Other phenomena have a FIRST time derivative (dy/dt) that is proportional to SECOND spatial derivative. For example, the fluid flow velocity from the Navier-Stokes equation and the wave function in the Schroedinger equation. These equation indicate, simplistically, that the "plot" (kind of hard to do with the wave function) of the time rate of change looks like the plot of spatial rates of change except for proportionality constant (i.e., amplitude and possibly phase differences).
Other phenomena have have a FIRST time derivative (dy/dt) that is proportional to FIRST spatial derivative (dy/dx).
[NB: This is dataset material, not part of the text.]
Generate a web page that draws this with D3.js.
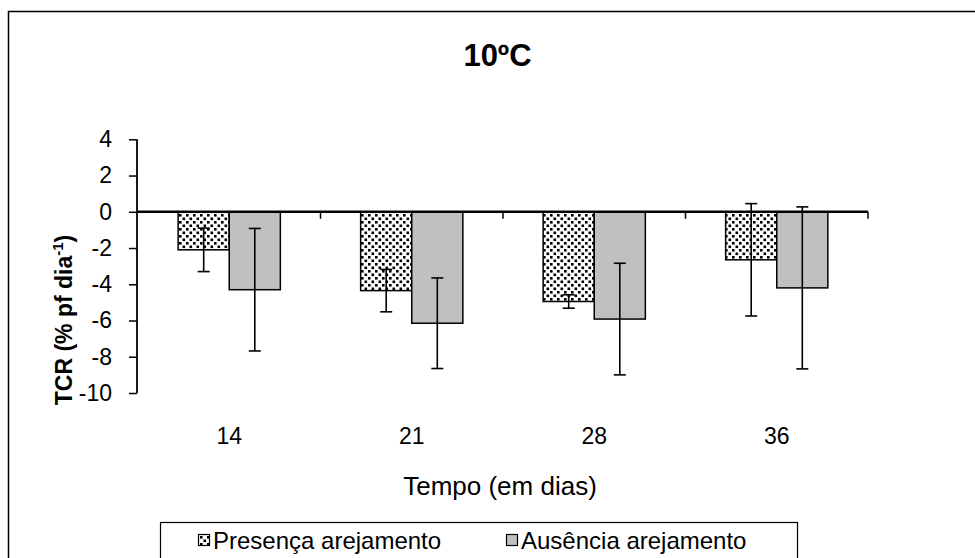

Again the plots look the same except for some scale factor.
These seem to be rather remarkable properties that are not universal.
My question is whether there is some fundamental insight about phenomena in which the time derivatives are proportional to spatial derivatives.

6. Mar 29, 2015

### Staff: Mentor

I posted the only such insight that I have. Sorry if it wasn't satisfactory to you for some reason.

7. Mar 29, 2015

### ElectricKitchen

Your in sight is something I had not thought of and I'll give it some more thought. I appreciate your time and effect in engaging me on this. I feel that, when studying some phenomenon, I sometimes get lost in the math solving problems and miss some greater truth. Thanks again.